- _The task_: Beginning with the first line, set down every line through the one containing "ratio_30d = [1.95e-5, 4.9e-7, 0.051, 0.66]", exactly as it appears, but not the pictures.

- _Data segment_:
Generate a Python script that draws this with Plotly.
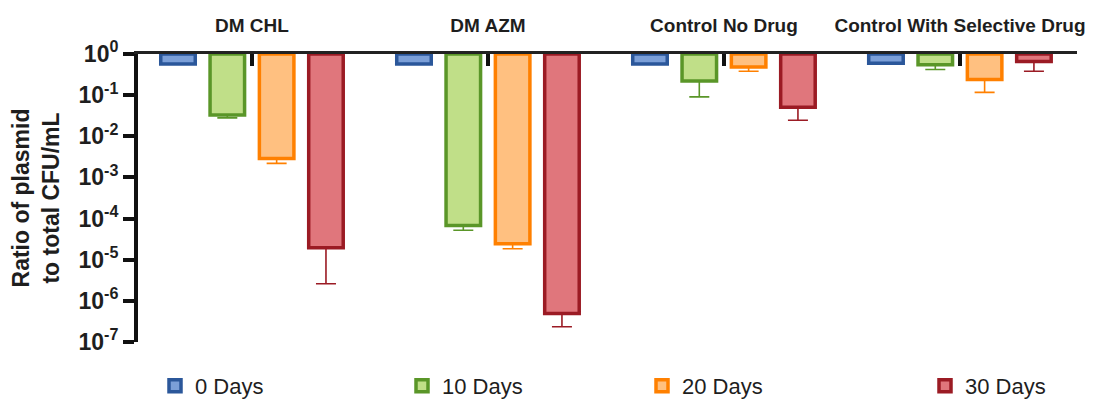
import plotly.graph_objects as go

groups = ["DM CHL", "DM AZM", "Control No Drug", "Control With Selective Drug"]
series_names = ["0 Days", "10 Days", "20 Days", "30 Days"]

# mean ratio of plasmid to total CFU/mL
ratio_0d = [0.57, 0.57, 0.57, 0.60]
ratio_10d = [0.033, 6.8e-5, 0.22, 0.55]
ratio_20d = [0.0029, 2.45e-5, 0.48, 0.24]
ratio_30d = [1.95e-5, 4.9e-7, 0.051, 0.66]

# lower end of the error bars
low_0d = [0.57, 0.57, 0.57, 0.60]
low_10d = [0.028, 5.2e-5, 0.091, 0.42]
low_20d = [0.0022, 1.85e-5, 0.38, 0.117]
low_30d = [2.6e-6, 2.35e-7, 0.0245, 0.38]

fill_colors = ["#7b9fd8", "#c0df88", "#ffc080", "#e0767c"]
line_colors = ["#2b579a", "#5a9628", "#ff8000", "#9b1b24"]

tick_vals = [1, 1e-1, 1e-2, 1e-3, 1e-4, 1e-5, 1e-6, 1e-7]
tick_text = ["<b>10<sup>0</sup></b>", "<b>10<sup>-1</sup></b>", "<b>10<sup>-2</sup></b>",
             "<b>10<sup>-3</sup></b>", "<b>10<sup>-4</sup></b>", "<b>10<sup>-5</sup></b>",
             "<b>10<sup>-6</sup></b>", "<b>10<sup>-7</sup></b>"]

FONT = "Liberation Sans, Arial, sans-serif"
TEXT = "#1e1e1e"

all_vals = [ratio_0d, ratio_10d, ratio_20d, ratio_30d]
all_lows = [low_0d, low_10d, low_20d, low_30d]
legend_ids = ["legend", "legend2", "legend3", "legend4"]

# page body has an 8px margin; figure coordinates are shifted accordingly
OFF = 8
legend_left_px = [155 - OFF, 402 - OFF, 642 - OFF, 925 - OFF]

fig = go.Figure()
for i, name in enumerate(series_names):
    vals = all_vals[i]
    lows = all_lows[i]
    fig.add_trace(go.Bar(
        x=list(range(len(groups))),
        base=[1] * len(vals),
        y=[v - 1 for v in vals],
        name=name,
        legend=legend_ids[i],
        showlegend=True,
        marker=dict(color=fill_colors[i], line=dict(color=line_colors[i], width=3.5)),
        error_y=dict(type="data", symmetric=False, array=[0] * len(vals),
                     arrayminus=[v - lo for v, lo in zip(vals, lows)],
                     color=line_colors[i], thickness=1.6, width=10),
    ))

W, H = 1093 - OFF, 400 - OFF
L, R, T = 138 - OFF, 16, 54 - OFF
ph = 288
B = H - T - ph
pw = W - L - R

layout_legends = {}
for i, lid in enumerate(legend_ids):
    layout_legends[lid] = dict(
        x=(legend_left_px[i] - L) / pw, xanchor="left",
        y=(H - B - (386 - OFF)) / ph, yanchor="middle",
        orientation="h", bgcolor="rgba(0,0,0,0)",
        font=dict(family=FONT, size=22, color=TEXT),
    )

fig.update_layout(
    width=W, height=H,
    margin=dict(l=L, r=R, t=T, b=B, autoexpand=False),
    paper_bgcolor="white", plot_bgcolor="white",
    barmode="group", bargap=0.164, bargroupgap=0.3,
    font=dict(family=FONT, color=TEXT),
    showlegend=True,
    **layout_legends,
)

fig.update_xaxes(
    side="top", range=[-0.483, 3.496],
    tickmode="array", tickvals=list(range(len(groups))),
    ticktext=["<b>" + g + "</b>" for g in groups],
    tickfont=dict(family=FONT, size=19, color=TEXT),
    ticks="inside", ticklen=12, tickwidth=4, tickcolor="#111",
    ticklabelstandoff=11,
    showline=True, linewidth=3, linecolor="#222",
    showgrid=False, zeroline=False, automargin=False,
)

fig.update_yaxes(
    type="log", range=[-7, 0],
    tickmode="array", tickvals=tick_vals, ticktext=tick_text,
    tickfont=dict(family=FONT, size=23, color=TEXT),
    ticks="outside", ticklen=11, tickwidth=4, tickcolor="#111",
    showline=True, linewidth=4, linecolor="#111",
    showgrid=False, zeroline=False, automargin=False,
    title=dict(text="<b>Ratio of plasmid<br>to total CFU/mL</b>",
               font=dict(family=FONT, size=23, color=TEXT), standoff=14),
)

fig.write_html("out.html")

- _Result of the task_:
Generate a Python script that draws this with Plotly.
import plotly.graph_objects as go

groups = ["DM CHL", "DM AZM", "Control No Drug", "Control With Selective Drug"]
series_names = ["0 Days", "10 Days", "20 Days", "30 Days"]

# mean ratio of plasmid to total CFU/mL
ratio_0d = [0.57, 0.57, 0.57, 0.60]
ratio_10d = [0.033, 6.8e-5, 0.22, 0.55]
ratio_20d = [0.0029, 2.45e-5, 0.48, 0.24]
ratio_30d = [1.95e-5, 4.9e-7, 0.051, 0.66]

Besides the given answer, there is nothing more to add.